__STATED EXERCISE__. Quote word for word the lines below, beginning with the first and ending with the one that has "plt.rcParams['mathtext.it'] = 'Liberation". Drop the pictures.

__DATASET CONTENT__.
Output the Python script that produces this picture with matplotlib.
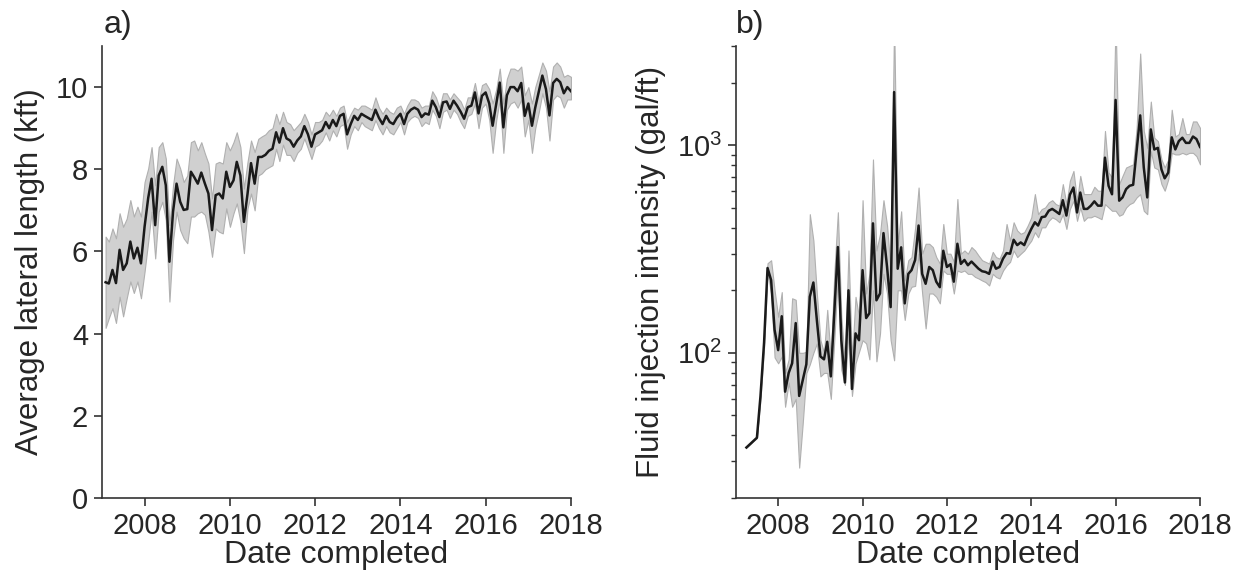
import numpy as np
import pandas as pd
import matplotlib
matplotlib.use("Agg")
import matplotlib.pyplot as plt
import matplotlib.dates as mdates
from matplotlib.ticker import LogLocator, NullFormatter

plt.rcParams['font.family'] = ['Liberation Sans', 'DejaVu Sans']
plt.rcParams['mathtext.fontset'] = 'custom'
plt.rcParams['mathtext.rm'] = 'Liberation Sans'
plt.rcParams['mathtext.it'] = 'Liberation Sans'

# ---------------- data ----------------
# panel a: monthly (Jan 2007 .. Dec 2017), average lateral length, kft
lat_months = pd.period_range('2007-01', '2017-12', freq='M')
lat_mean = [5.25, 5.22, 5.55, 5.23, 6.04, 5.55, 5.71, 6.24, 5.83, 6.09,
            5.71, 6.6, 7.3, 7.77, 6.64, 7.85, 8.06, 7.61, 5.75, 6.97,
            7.65, 7.21, 7.01, 7.03, 7.94, 7.81, 7.65, 7.92, 7.65, 7.41,
            6.52, 7.37, 7.41, 7.29, 7.94, 7.57, 7.73, 8.18, 7.85, 6.72,
            7.4, 8.15, 7.65, 8.3, 8.3, 8.35, 8.45, 8.5, 8.9, 8.65,
            9.0, 8.75, 8.7, 8.55, 8.7, 8.8, 9.05, 8.85, 8.55, 8.85,
            8.9, 8.95, 9.15, 9.0, 9.2, 9.05, 9.3, 9.35, 8.85, 9.1,
            9.3, 9.2, 9.35, 9.3, 9.25, 9.2, 9.45, 9.25, 9.1, 9.3,
            9.15, 9.1, 9.25, 9.35, 9.1, 9.35, 9.45, 9.5, 9.45, 9.27,
            9.36, 9.33, 9.67, 9.51, 9.27, 9.63, 9.65, 9.47, 9.67, 9.55,
            9.4, 9.23, 9.51, 9.55, 9.87, 9.36, 9.79, 9.87, 9.6, 9.06,
            9.6, 10.11, 9.02, 9.8, 10.0, 10.0, 9.9, 10.1, 9.3, 9.6,
            9.06, 9.5, 9.9, 10.28, 9.95, 9.31, 10.1, 10.2, 10.12, 9.85,
            10.0, 9.9]
lat_hi = [6.36, 6.24, 6.56, 6.32, 6.93, 6.6, 6.8, 7.25, 6.85, 7.09,
          6.85, 7.69, 8.02, 8.54, 7.61, 8.54, 8.66, 8.26, 6.64, 7.61,
          8.26, 8.02, 7.69, 7.85, 8.66, 8.7, 8.46, 8.66, 8.38, 8.14,
          7.29, 8.14, 8.18, 8.14, 8.66, 8.46, 8.66, 8.9, 8.54, 7.53,
          8.18, 8.7, 8.42, 8.74,
          8.8, 8.85, 8.95, 9.0, 9.35, 9.1, 9.4, 9.15, 9.1, 8.95,
          9.05, 9.15, 9.35, 9.15, 8.85, 9.15, 9.15, 9.2, 9.4, 9.3,
          9.45, 9.3, 9.5, 9.55, 9.15, 9.35, 9.5, 9.45, 9.55, 9.55,
          9.5, 9.45, 9.75, 9.5, 9.35, 9.5, 9.4, 9.35, 9.5, 9.55,
          9.35, 9.55, 9.7, 9.7, 9.65, 9.5, 9.55, 9.55, 9.9, 9.75,
          9.5, 9.85, 9.85, 9.7, 9.85, 9.75, 9.65, 9.45, 9.75, 9.75,
          10.1, 9.65, 10.05, 10.1, 9.95, 9.6, 9.95, 10.45, 9.6, 10.2,
          10.45, 10.45, 10.4, 10.5, 9.8, 10.0, 9.6, 10.0, 10.3, 10.6,
          10.4, 9.9, 10.5, 10.6, 10.5, 10.25, 10.3, 10.25]
lat_lo = [4.14, 4.38, 4.62, 4.26, 4.9, 4.42, 4.86, 5.27, 4.99, 5.27,
          4.86, 5.51, 6.24, 6.97, 5.83, 6.97, 7.21, 6.76, 4.78, 6.28,
          6.97, 6.52, 6.32, 6.2, 6.85, 6.85, 6.93, 6.97, 6.89, 6.48,
          5.87, 6.56, 6.48, 6.44, 7.05, 6.6, 6.93, 7.17, 6.72, 5.96,
          7.05, 7.41, 7.0, 7.85,
          7.9, 8.0, 8.05, 8.1, 8.5, 8.2, 8.6, 8.35, 8.35, 8.2,
          8.4, 8.5, 8.75, 8.5, 8.25, 8.55, 8.6, 8.7, 8.9, 8.7,
          8.95, 8.8, 9.05, 9.1, 8.5, 8.85, 9.05, 8.95, 9.15, 9.05,
          9.0, 8.95, 9.2, 9.0, 8.85, 9.05, 8.9, 8.85, 9.0, 9.15,
          8.85, 9.15, 9.25, 9.3, 9.25, 9.05, 9.15, 9.1, 9.45, 9.3,
          9.0, 9.4, 9.45, 9.25, 9.45, 9.35, 9.15, 9.0, 9.3, 9.35,
          9.6, 9.0, 9.5, 9.6, 9.2, 8.4, 9.2, 9.7, 8.4, 9.45,
          9.6, 9.65, 9.5, 9.7, 8.8, 9.2, 8.4, 9.0, 9.4, 9.85,
          9.5, 8.7, 9.7, 9.8, 9.75, 9.5, 9.7, 9.7]

# panel b: fluid injection intensity, gal/ft (Mar 2007, Jun 2007, then monthly Jul 2007 .. Dec 2017)
fluid_months = (['2007-03', '2007-06'] +
                [str(p) for p in pd.period_range('2007-07', '2017-12', freq='M')])
fluid_mean = [35, 39, 62, 112, 256, 224, 129, 103, 150, 65,
              80, 89, 139, 62, 74, 88, 186, 218, 144, 96,
              93, 113, 77, 155, 323, 115, 72, 200, 67, 124,
              115, 250, 147, 155, 420, 179, 193, 377, 259, 166,
              1800, 254, 322, 173, 240, 250, 280, 410, 240, 215,
              259, 250, 220, 207, 310, 259, 267, 220, 335, 268,
              280, 264, 275, 264, 254, 247, 245, 240, 275, 254,
              259, 284, 302, 300, 350, 330, 340, 330, 363, 395,
              425, 410, 450, 453, 483, 493, 480, 466, 543, 458,
              577, 625, 474, 591, 493, 493, 511, 536, 511, 511,
              870, 637, 580, 1650, 540, 560, 614, 637, 644, 935,
              1390, 780, 560, 1190, 953, 970, 764, 692, 737, 1090,
              953, 1045, 1085, 1025, 1025, 1100, 1070, 980]
fluid_lo = [35, 39, 60, 106, 245, 193, 95, 89, 96, 55,
            72, 55, 60, 28, 46, 80, 88, 100, 111, 77,
            80, 80, 60, 115, 240, 83, 70, 124, 62, 89,
            101, 115, 111, 93, 200, 91, 124, 240, 193, 115,
            92, 200, 200, 144, 193, 208, 210, 300, 193, 131,
            193, 193, 186, 173, 249, 240, 240, 193, 249, 245,
            249, 240, 240, 232, 228, 223, 219, 211, 240, 232,
            228, 249, 264, 274, 311, 289, 300, 311, 329, 347,
            381, 360, 402, 402, 432, 449, 440, 425, 465, 395,
            492, 540, 432, 501, 432, 449, 449, 457, 449, 440,
            520, 501, 483, 483, 457, 465, 501, 520, 530, 560,
            581, 483, 465, 935, 780, 765, 649, 603, 685, 918,
            902, 902, 918, 902, 918, 918, 885, 808]
fluid_hi = [35, 39, 64, 118, 270, 279, 200, 149, 196, 80,
            93, 183, 180, 100, 100, 101, 465, 347, 193, 115,
            100, 161, 93, 240, 475, 149, 89, 311, 93, 186,
            149, 543, 193, 240, 853, 311, 374, 543, 410, 249,
            4000, 330, 480, 223, 279, 289, 400, 625, 300, 335,
            335, 323, 289, 269, 417, 300, 300, 274, 550, 300,
            311, 300, 323, 311, 294, 279, 274, 269, 306, 289,
            284, 311, 417, 347, 425, 388, 374, 381, 410, 449,
            581, 465, 492, 501, 530, 543, 520, 511, 649, 520,
            673, 751, 540, 711, 581, 581, 581, 630, 603, 603,
            1170, 738, 698, 4000, 649, 711, 780, 794, 808, 1210,
            2760, 1170, 970, 1620, 1085, 1045, 853, 780, 853, 1480,
            1100, 1130, 1350, 1130, 1130, 1300, 1300, 1210]

lat_dates = lat_months.to_timestamp(how='end')
fluid_dates = pd.PeriodIndex(fluid_months, freq='M').to_timestamp(how='end')

# ---------------- figure ----------------
TXT = '#262626'
LINE = '#1a1a1a'
BAND_FACE = '#d0d0d0'
BAND_EDGE = '#b0b0b0'

fig = plt.figure(figsize=(12.42, 5.81), dpi=100)
axa = fig.add_axes([0.0821, 0.1429, 0.3776, 0.7779])
axb = fig.add_axes([0.5926, 0.1429, 0.3736, 0.7779])

for ax, d, m, lo, hi in [(axa, lat_dates, lat_mean, lat_lo, lat_hi),
                         (axb, fluid_dates, fluid_mean, fluid_lo, fluid_hi)]:
    ax.fill_between(d, lo, hi, facecolor=BAND_FACE, edgecolor=BAND_EDGE,
                    linewidth=0.8, zorder=1)
    ax.plot(d, m, color=LINE, linewidth=1.8, zorder=2)
    ax.set_xlim(pd.Timestamp('2007-01-01'), pd.Timestamp('2018-01-01'))
    ax.xaxis.set_major_locator(mdates.YearLocator(2, month=1, day=1))
    ax.xaxis.set_major_formatter(mdates.DateFormatter('%Y'))
    for s in ['top', 'right']:
        ax.spines[s].set_visible(False)
    for s in ['left', 'bottom']:
        ax.spines[s].set_color('#333333')
        ax.spines[s].set_linewidth(1.2)
    ax.tick_params(axis='both', which='major', direction='out', length=6,
                   width=1.2, color='#333333', labelsize=21, labelcolor=TXT,
                   pad=4)
    ax.tick_params(axis='both', which='minor', direction='out', length=3.5,
                   width=1.0, color='#333333')
    ax.set_xlabel('Date completed', fontsize=23, color=TXT, labelpad=0)

axa.set_ylim(0, 11)
axa.set_yticks([0, 2, 4, 6, 8, 10])
axa.set_ylabel('Average lateral length (kft)', fontsize=22.5, color=TXT, labelpad=8)

axb.set_yscale('log')
axb.set_ylim(20, 3000)
axb.yaxis.set_major_locator(LogLocator(base=10))
axb.yaxis.set_minor_locator(LogLocator(base=10, subs=np.arange(2, 10)))
axb.yaxis.set_minor_formatter(NullFormatter())
axb.set_ylabel('Fluid injection intensity (gal/ft)', fontsize=22.5, color=TXT, labelpad=8)

fig.text(0.0835, 0.932, 'a)', fontsize=23, color=TXT, ha='left', va='bottom')
fig.text(0.5925, 0.932, 'b)', fontsize=23, color=TXT, ha='left', va='bottom')

fig.savefig('out.png', dpi=100, facecolor='white')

__WORKED SOLUTION__.
Output the Python script that produces this picture with matplotlib.
import numpy as np
import pandas as pd
import matplotlib
matplotlib.use("Agg")
import matplotlib.pyplot as plt
import matplotlib.dates as mdates
from matplotlib.ticker import LogLocator, NullFormatter

plt.rcParams['font.family'] = ['Liberation Sans', 'DejaVu Sans']
plt.rcParams['mathtext.fontset'] = 'custom'
plt.rcParams['mathtext.rm'] = 'Liberation Sans'
plt.rcParams['mathtext.it'] = 'Liberation Sans'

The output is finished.